Heat Sinks Made Easy
The first line of defense in the thermal management of any small electronics is the heat sink. A heat sink is a device that is used to help provide solutions for overheating electronics by keeping them from overheating. Heat sinks work with junctions in order to keep things cool.
Consider, for a moment, the thermal management system of your own computer. The heat sink on your computer is secured to the microprocessor to absorb its heat and dissipate this heat into the air while you work. Generally speaking, the temperature of the microprocessor chip should not exceed 122 F – 131 F (50-55C) at its maximum capacity. In a standard Intel computer, the heat sink is found on the microprocessor’s side, or on top of it for computers that have a ZIF socket. Most heat sinks are secured to the microprocessor with a clip, and thermal grease will act as a seal to absorb heat between the two.
The heat sink will come with the electronics device, and may or may not have a fan. A passive heat sink dissipates heat directly into the environment around it, while an active heat sink has a fan attached, and may be referred to as heat sink/fan (HSF). Thermal resistance is a critical function of heat sinks, and refers to the measure of the element’s ability to dissipate heat efficiently. The best heat sinks then are the ones that have a large surface area that can offer good airflow in order to dissipate heat efficiently.

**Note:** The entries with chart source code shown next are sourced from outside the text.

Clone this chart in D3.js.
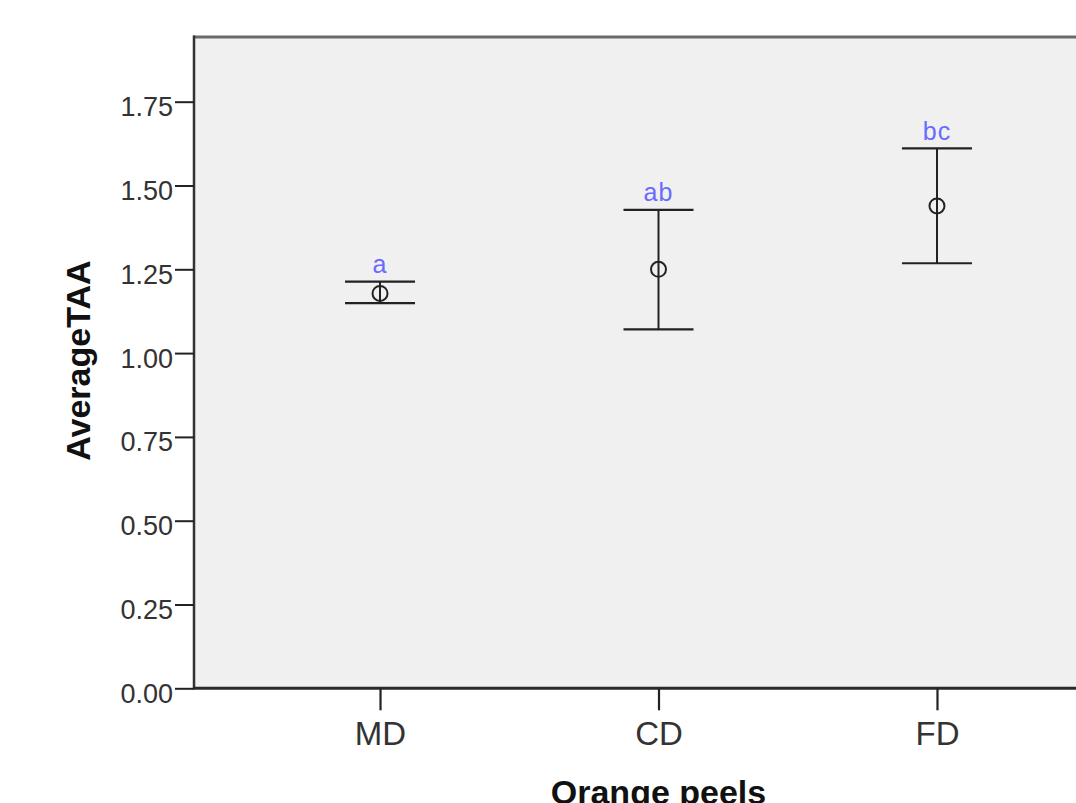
<!DOCTYPE html>
<html>
<head>
<meta charset="utf-8">
<script src="https://cdn.jsdelivr.net/npm/d3@7"></script>
<style>
  html, body { margin: 0; padding: 0; background: #ffffff; }
  svg { display: block; font-family: "Liberation Sans", Arial, sans-serif; }
</style>
</head>
<body>
<svg id="chart" width="1076" height="803"></svg>
<script>
// ---- data ----
const categories = ["MD", "CD", "FD"];
const means      = [1.178, 1.250, 1.439];
const upper      = [1.213, 1.427, 1.611];
const lower      = [1.149, 1.071, 1.268];
const letters    = ["a", "ab", "bc"];
const yTicks     = [0, 0.25, 0.5, 0.75, 1.0, 1.25, 1.5, 1.75];
const xTitle = "Orange peels";
const yTitle = "AverageTAA";

// ---- layout ----
const plot = { left: 194, top: 37, right: 1123, bottom: 688.3 };
const svg = d3.select("#chart");

const x = d3.scalePoint()
  .domain(categories)
  .range([plot.left, plot.right])
  .padding(0.668);

const y = d3.scaleLinear()
  .domain([0, 1.943])
  .range([plot.bottom, plot.top]);

// background
svg.append("rect")
  .attr("x", plot.left).attr("y", plot.top)
  .attr("width", plot.right - plot.left)
  .attr("height", plot.bottom - plot.top)
  .attr("fill", "#f0f0f0");

// frame lines
svg.append("line")
  .attr("x1", plot.left - 1).attr("x2", plot.right)
  .attr("y1", plot.top).attr("y2", plot.top)
  .attr("stroke", "#6a6a6a").attr("stroke-width", 3);
svg.append("line")
  .attr("x1", plot.left).attr("x2", plot.left)
  .attr("y1", plot.top - 1.5).attr("y2", plot.bottom)
  .attr("stroke", "#333").attr("stroke-width", 2.5);
svg.append("line")
  .attr("x1", plot.left - 1).attr("x2", plot.right)
  .attr("y1", plot.bottom).attr("y2", plot.bottom)
  .attr("stroke", "#2a2a2a").attr("stroke-width", 3);

// y axis
const yAxis = d3.axisLeft(y)
  .tickValues(yTicks)
  .tickSize(19)
  .tickFormat(d3.format(".2f"));
const gy = svg.append("g")
  .attr("transform", `translate(${plot.left},0)`)
  .call(yAxis);
gy.select(".domain").remove();
gy.selectAll(".tick line").attr("stroke", "#222").attr("stroke-width", 2);
gy.selectAll(".tick text")
  .attr("x", -21)
  .attr("dy", "0.52em")
  .attr("fill", "#333")
  .style("font-size", "27px")
  .style("font-family", "'Liberation Sans', Arial, sans-serif");

// x axis
const xAxis = d3.axisBottom(x).tickSize(22).tickSizeOuter(0);
const gx = svg.append("g")
  .attr("transform", `translate(0,${plot.bottom})`)
  .call(xAxis);
gx.select(".domain").remove();
gx.selectAll(".tick line").attr("stroke", "#222").attr("stroke-width", 2.2);
gx.selectAll(".tick text")
  .attr("y", 57)
  .attr("dy", 0)
  .attr("fill", "#333")
  .style("font-size", "33px")
  .style("font-family", "'Liberation Sans', Arial, sans-serif");

// error bars
const capHalf = 35;
const g = svg.append("g");
categories.forEach((c, i) => {
  const cx = x(c);
  g.append("line")
    .attr("x1", cx).attr("x2", cx)
    .attr("y1", y(upper[i])).attr("y2", y(lower[i]))
    .attr("stroke", "#222").attr("stroke-width", 2);
  [upper[i], lower[i]].forEach(v => {
    g.append("line")
      .attr("x1", cx - capHalf).attr("x2", cx + capHalf)
      .attr("y1", y(v)).attr("y2", y(v))
      .attr("stroke", "#222").attr("stroke-width", 2.2);
  });
  g.append("circle")
    .attr("cx", cx).attr("cy", y(means[i]))
    .attr("r", 7.5)
    .attr("fill", "none")
    .attr("stroke", "#222").attr("stroke-width", 2);
  g.append("text")
    .attr("x", cx).attr("y", y(upper[i]) - 8.5)
    .attr("text-anchor", "middle")
    .attr("fill", "#6a6aff")
    .style("font-size", "25px")
    .style("letter-spacing", "1px")
    .text(letters[i]);
});

// axis titles
svg.append("text")
  .attr("x", x("CD")).attr("y", 804)
  .attr("text-anchor", "middle")
  .attr("fill", "#111")
  .style("font-size", "34px")
  .style("font-weight", "bold")
  .text(xTitle);

svg.append("text")
  .attr("transform", `translate(90,${(plot.top + plot.bottom) / 2 - 2}) rotate(-90)`)
  .attr("text-anchor", "middle")
  .attr("fill", "#111")
  .style("font-size", "34px")
  .style("font-weight", "bold")
  .text(yTitle);
</script>
</body>
</html>
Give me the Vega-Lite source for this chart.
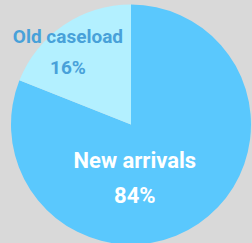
{
  "$schema": "https://vega.github.io/schema/vega-lite/v6.json",
  "autosize": {"type": "none"},
  "width": 240,
  "height": 239,
  "padding": {"left": 11, "top": 5, "right": 1, "bottom": 0},
  "background": "#d9d9d9",
  "view": {"stroke": null},
  "data": {
    "values": [
      {"group": "New arrivals", "value": 81, "label": "New arrivals\n84%", "order": 1},
      {"group": "Old caseload", "value": 19, "label": "Old caseload\n16%", "order": 2}
    ]
  },
  "encoding": {
    "theta": {"field": "value", "type": "quantitative", "stack": true},
    "order": {"field": "order", "type": "quantitative"}
  },
  "layer": [
    {
      "mark": {"type": "arc", "outerRadius": 120, "strokeWidth": 0},
      "encoding": {
        "color": {
          "field": "group",
          "type": "nominal",
          "scale": {"domain": ["New arrivals", "Old caseload"], "range": ["#5ac8fd", "#b3f0ff"]},
          "legend": null
        }
      }
    },
    {
      "mark": {"type": "text", "radius": 53, "dx": -26, "font": "Roboto", "fontWeight": "bold", "fontSize": 22, "lineHeight": 35, "lineBreak": "\n", "color": "#ffffff", "align": "center", "baseline": "alphabetic"},
      "encoding": {"text": {"condition": {"test": "datum.group === 'New arrivals'", "field": "label"}, "value": ""}}
    },
    {
      "mark": {"type": "text", "radius": 98, "dx": -8, "font": "Roboto", "fontWeight": "bold", "fontSize": 19, "lineHeight": 31, "lineBreak": "\n", "color": "#48a1d9", "align": "center", "baseline": "alphabetic"},
      "encoding": {"text": {"condition": {"test": "datum.group === 'Old caseload'", "field": "label"}, "value": ""}}
    }
  ]
}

The heat sink functions through direct contact or proximity with the junction, which, as we mentioned in a previous post, is the hottest point of a processor in an electronic device. The heat that is generated by the energy that is consumed by the processor flows from the junction to the heat sink, which takes the heat and dissipates it into the air. The goal of course is to see a reduction in thermal resistance. Electronics designers today seeking thermal solutions for overheating electronics then need to determine how and when to use heat sinks through calculations of thermal resistance and thermal circuit models with Ohm’s Law.